Fig. 2: Trehalose-containing buffer suppresses biotin diffusion while maintaining relatively high activity of proximity-labeling enzymes.

A The PNC compartment (arrowheads) was co-stained in HeLa cells by RNA-FISH (cyan) with a non-repetitious PNCTR-specific probe set and HyPro-FISH (magenta) with a probe targeting PNCTR’s UC-rich repeats. Proximity biotinylation was performed in the low-viscosity buffer (LVB, rows 1 and 2) or a high-viscosity buffer containing either 50% sucrose (rows 3 and 4) or 50% trehalose (rows 5 and 6). Large arrowheads, perinucleolar compartments (PNCs) magnified 3 × in the close-ups. Main images, maximum-intensity Z-stacks; close-ups, individual optical sections.
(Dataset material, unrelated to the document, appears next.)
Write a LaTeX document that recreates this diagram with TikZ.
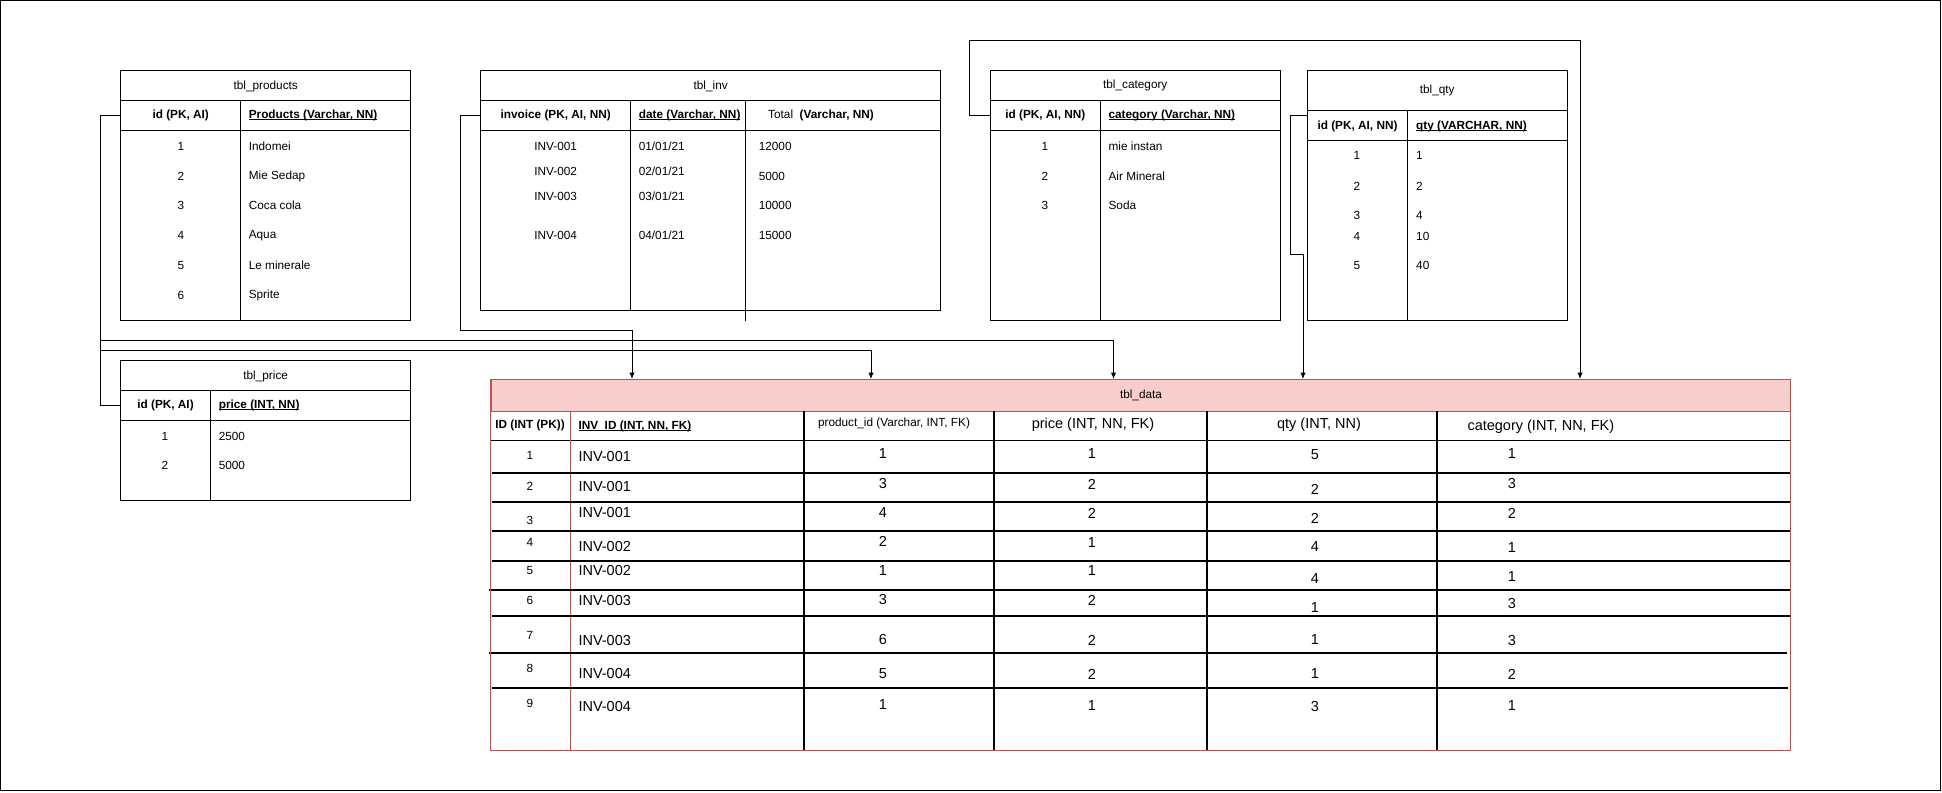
\documentclass[tikz,border=0pt]{standalone}
\usepackage{fontspec}
\setmainfont{Liberation Sans}
\usetikzlibrary{arrows.meta}
\definecolor{R1}{HTML}{B85450}
\definecolor{R2}{HTML}{F8CECC}
\newcommand\undl[1]{\setbox0\hbox{#1}\rlap{\rule[-1.6pt]{\wd0}{0.8pt}}\box0}

\begin{document}
\begin{tikzpicture}[x=1pt,y=-1pt,line width=1pt]
\tikzstyle{fr} = [draw,inner sep=0mm]
\tikzstyle{txt} = [inner sep=0mm,font=\fontsize{11.8}{14}\selectfont]
\tikzstyle{hd} = [inner sep=0mm,font=\fontsize{11.8}{14}\selectfont\bfseries]
\tikzstyle{bigtxt} = [inner sep=0mm,font=\fontsize{14.5}{17}\selectfont]
\tikzstyle{lt} = [anchor=west]
\tikzstyle{a} = [line width=1pt,>={Latex[length=6.5pt,width=5.5pt]},->]
\tikzstyle{sep} = [line width=2pt]
\useasboundingbox (0,0) rectangle (1942,792);
\draw[line width=1.3pt] (0.65,0.65) rectangle (1940.4,790.2);

% tbl_products
\node[fr,minimum width=290,minimum height=249.3] (products) at (265.7,195.35) {};
\draw (120.7,100.7) -- (410.7,100.7) (120.7,130) -- (410.7,130) (240.7,100.7) -- (240.7,320);
\node[txt] (productst) at (265.7,86) {tbl\_products};
\node[hd] (productsid) at (180.7,115.5) {id (PK, AI)};
\node[hd,lt] (productsname) at (248.3,115.5) {\undl{Products (Varchar, NN)}};
\foreach \nn/\v/\y in {1/Indomei/146.7,2/Mie Sedap/176.7,3/Coca cola/205.7,4/Aqua/235.7,5/Le minerale/265.7,6/Sprite/295.7}{
  \node[txt] (pid\nn) at (181,\y) {\nn};
  \node[txt,lt] (pname\nn) at (248.3,\y) {\v};
}

% tbl_price
\node[fr,minimum width=290,minimum height=139.3] (price) at (265.7,430.35) {};
\draw (120.7,390) -- (410.7,390) (120.7,420) -- (410.7,420) (210.3,390) -- (210.3,500);
\node[txt] (pricet) at (265.7,376) {tbl\_price};
\node[hd] (priceid) at (165.5,405.5) {id (PK, AI)};
\node[hd,lt] (pricename) at (218.3,405.5) {\undl{price (INT, NN)}};
\foreach \nn/\v/\y in {1/2500/436,2/5000/465.7}{
  \node[txt] (prid\nn) at (165,\y) {\nn};
  \node[txt,lt] (prval\nn) at (218.3,\y) {\v};
}

% tbl_inv
\node[fr,minimum width=460,minimum height=239.3] (inv) at (710.7,190.35) {};
\draw (480.7,100.7) -- (940.7,100.7) (480.7,130) -- (940.7,130) (630.7,100.7) -- (630.7,310) (745.7,100.7) -- (745.7,320.7);
\node[txt] (invt) at (710.7,86) {tbl\_inv};
\node[hd] (invid) at (555.7,115.5) {invoice (PK, AI, NN)};
\node[hd,lt] (invdate) at (638.3,115.5) {\undl{date (Varchar, NN)}};
\node[hd,lt] (invtotal) at (767.7,115.5) {\mdseries Total\ \ \bfseries(Varchar, NN)};
\foreach \nn/\dd/\tot/\y/\yt in {1/01/12000/146.7/146.7,2/02/5000/171.7/176.7,3/03/10000/196.7/205.7,4/04/15000/235.7/235.7}{
  \node[txt] (invrow\nn) at (555.7,\y) {INV-00\nn};
  \node[txt,lt] (invdate\nn) at (638.3,\y) {\dd/01/21};
  \node[txt,lt] (invtotal\nn) at (758.3,\yt) {\tot};
}

% tbl_category
\node[fr,minimum width=290.1,minimum height=249.3] (category) at (1135.25,195.35) {};
\draw (990.2,100.7) -- (1280.3,100.7) (990.2,130) -- (1280.3,130) (1100.4,100.7) -- (1100.4,320);
\node[txt] (categoryt) at (1135.25,85.7) {tbl\_category};
\node[hd] (categoryid) at (1045.3,115.5) {id (PK, AI, NN)};
\node[hd,lt] (categoryname) at (1108.1,115.5) {\undl{category (Varchar, NN)}};
\foreach \nn/\v/\y in {1/mie instan/146.7,2/Air Mineral/176.7,3/Soda/205.7}{
  \node[txt] (cid\nn) at (1045,\y) {\nn};
  \node[txt,lt] (cname\nn) at (1108.1,\y) {\v};
}

% tbl_qty
\node[fr,minimum width=259.8,minimum height=249.3] (qty) at (1437.2,195.35) {};
\draw (1307.3,110.7) -- (1567.1,110.7) (1307.3,140.7) -- (1567.1,140.7) (1407.6,110.7) -- (1407.6,320);
\node[txt] (qtyt) at (1437.2,90.7) {tbl\_qty};
\node[hd] (qtyid) at (1357.5,126.2) {id (PK, AI, NN)};
\node[hd,lt] (qtyname) at (1415.7,126.2) {\undl{qty (VARCHAR, NN)}};
\foreach \nn/\v/\y in {1/1/155.7,2/2/186.2,3/4/215.5,4/10/236.2,5/40/265.7}{
  \node[txt] (qid\nn) at (1357,\y) {\nn};
  \node[txt,lt] (qval\nn) at (1415.7,\y) {\v};
}

% tbl_data
\node[fr,draw=R1,fill=R2,txt,minimum width=1299.6,minimum height=31.7,anchor=north west] (datat) at (490.7,379) {tbl\_data};
\draw (490.7,440.7) -- (1790.3,440.7);
\draw[R1] (570.3,410.7) -- (570.3,750.3);
\foreach \x in {804.2,994,1206.6,1437.2}
  \draw[sep] (\x,410.7) -- (\x,750.3);
\foreach \y/\xa/\xb in {472.5/492/1790,501.7/492/1790,531/492/1790,561/492/1790,590/489/1790,616/492/1790,653.3/489/1787,688/492/1788}
  \draw[sep] (\xa,\y) -- (\xb,\y);
\draw[R1] (490.7,379) rectangle (1790.3,750.3);
\node[hd] (did) at (530,425.5) {ID (INT (PK))};
\node[hd,lt] (dinv) at (578,426) {\undl{INV\_ID (INT, NN, FK)}};
\node[txt] (dprod) at (894,423.3) {product\_id (Varchar, INT, FK)};
\node[bigtxt] (dprice) at (1093,425) {price (INT, NN, FK)};
\node[bigtxt] (dqty) at (1319,425) {qty (INT, NN)};
\node[bigtxt,lt] (dcat) at (1467,426.7) {category (INT, NN, FK)};
\foreach \nn/\yi/\iv/\yv/\pr/\yp/\pc/\yc/\qt/\yq/\ct/\yt in {
  1/455/INV-001/456.7/1/453.3/1/454/5/455/1/454,
  2/486/INV-001/486.7/3/484/2/484/2/489.3/3/483.3,
  3/520.7/INV-001/512.3/4/512.7/2/513.3/2/518/2/513.3,
  4/542.3/INV-002/546.7/2/541.7/1/542.3/4/546.7/1/547.3,
  5/570.7/INV-002/570.7/1/570.7/1/571/4/578.3/1/576.7,
  6/600/INV-003/600.7/3/599.3/2/600/1/607.3/3/603.3,
  7/635.7/INV-003/640/6/639.3/2/640/1/640/3/640,
  8/668.3/INV-004/673.3/5/673.3/2/674/1/674/2/674,
  9/703.3/INV-004/706/1/705/1/706/3/706/1/706}{
  \node[txt] (did\nn) at (530,\yi) {\nn};
  \node[bigtxt,lt] (dinv\nn) at (578,\yv) {\iv};
  \node[bigtxt] (dprod\nn) at (883,\yp) {\pr};
  \node[bigtxt] (dprice\nn) at (1092,\yc) {\pc};
  \node[bigtxt] (dqty\nn) at (1315,\yq) {\qt};
  \node[bigtxt] (dcat\nn) at (1512,\yt) {\ct};
}

% connectors
\coordinate (c1) at (632,330.7);
\coordinate (c2) at (1113.5,340.7);
\coordinate (c3) at (871,350.7);
\coordinate (c4) at (1303,254.3);
\coordinate (c5) at (1580,40.7);
\coordinate (q0) at (1307.3,115);
\draw[a] (inv.west |- invid) -- ++(-20,0) |- (c1) -- (c1 |- datat.north);
\draw[a] (products.west |- productsid) -- ++(-20,0) |- (c3) -- (c3 |- datat.north);
\draw[a] (price.west |- priceid) -- ++(-20,0) |- (c2) -- (c2 |- datat.north);
\draw[a] (category.west |- categoryid) -- ++(-20,0) |- (c5) -- (c5 |- datat.north);
\draw[a] (q0) -- ++(-16.6,0) |- (c4) -- (c4 |- datat.north);
\end{tikzpicture}
\end{document}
Scale bars, 5 μm. All samples were imaged using identical microscopy settings. Both HyPro (odd rows) and HyPro2 (even rows) perform well in this assay, with HyPro2 signals tending to be brighter. Sucrose and trehalose suppress biotin signal diffusion (arrows in the LVB close-ups), with sucrose inhibiting enzymatic activity more than trehalose. The experiment was repeated 3 times, with similar results. B Maximum-normalized intensity profiles of RNA-FISH and HyPro-FISH signals for individual optical sections along the direction indicated by large arrowheads in (A). HyPro-FISH signal spreads beyond RNA-FISH in LVB but not in sucrose- or trehalose-containing buffers. C Signal decay rates of HyPro-FISH intensity profiles plotted as in (B) and fitted to an exponential decay model⁴⁰. Larger decay rates in sucrose and trehalose indicate reduced signal diffusion. D Proximity-labeling efficiencies normalized to the HyPro-LVB median and compared across the six conditions shown in (A, B). Data in (C, D) are quantified from 3 labeling experiments, presented as box plots, and compared by a two-sided Wilcoxon rank-sum test.